Focus on transfer pricing
Mr Bui Ngoc Tuan, Deputy General Director of Tax Consultancy, Deloitte Vietnam, said, given special incentives, FDI enterprises in Vietnam are enjoying many benefits such as import tax exemption or reduction, land tax preference, and corporate income tax exemption and reduction. At first, these will make a ‘red carpet’ to invite foreign investors to do business. But in the long run, excessive incentives will result in environmental problems, emissions and resource depletion. So, Vietnamese lawmakers need to rebuild incentive mechanisms to attract investors to the domestic market, and change the mindset from using incentives to using peculiar advantages like location, strategic assets and land to woo investors.

According to the Department of Corporate Finance under the Ministry of Finance, tax incentive policy is a hot issue. At present, many FDI firms resort to tax incentives to evade taxes, even transfer pricing. Statistical data compiled from financial statements of some FDI enterprises from 2012 to 2016, up to 44 - 51 per cent of FDI companies reported annual loss. Over half of FDI companies suffered loss in two consecutive years from 2015 to 2016 before falling to about 37 per cent in 2017. Many loss-making companies however kept expanding their operating scale and investment pace, heralding that transfer pricing in the FDI sector is unpredictable. They even carry out transfer pricing from Vietnam to foreign countries. Many FDI companies reportedly transfer price and reverse profit transfer (from foreign countries to Vietnam). According to analysts, this resulted from our excessive incentives for FDI companies.
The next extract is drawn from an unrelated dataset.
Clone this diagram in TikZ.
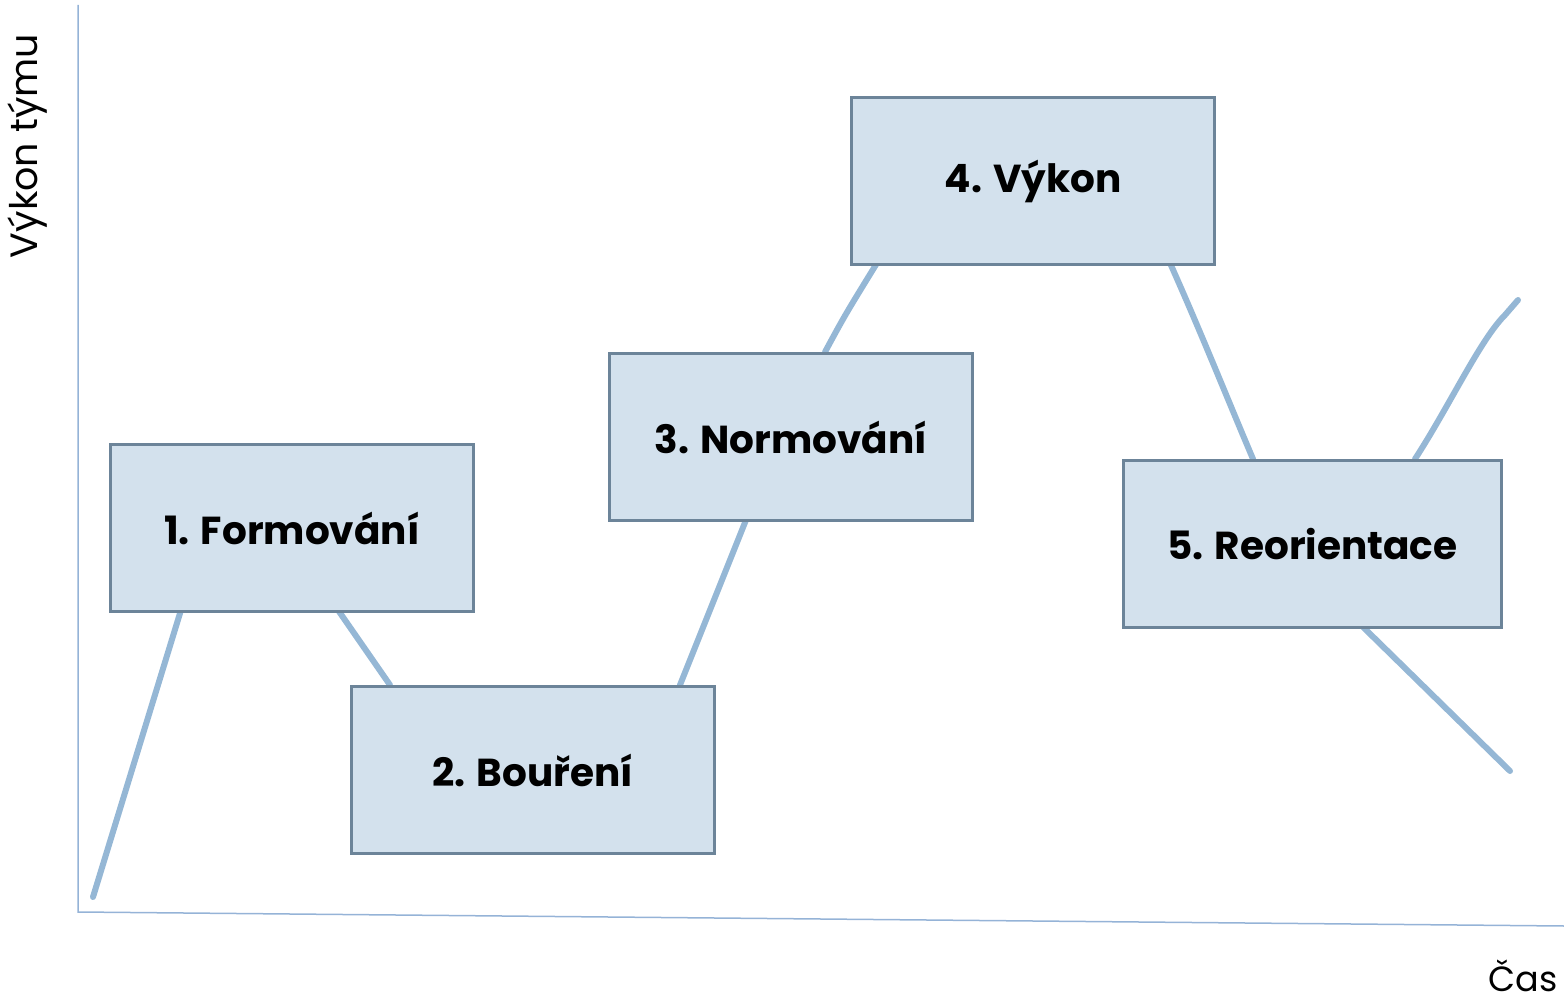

Meanwhile, according to Prof Nguyen Mai, Chairman of the Vietnam Association of Foreign Invested Enterprises (VAFIE), it is high time Vietnam changed its approach in FDI attraction to prevent negative acts, including transfer pricing. It must shape major directions for FDI attraction and select only qualified investors. It must improve investment quality and link FDI firms with domestic companies to join global value chains more effectively, he said.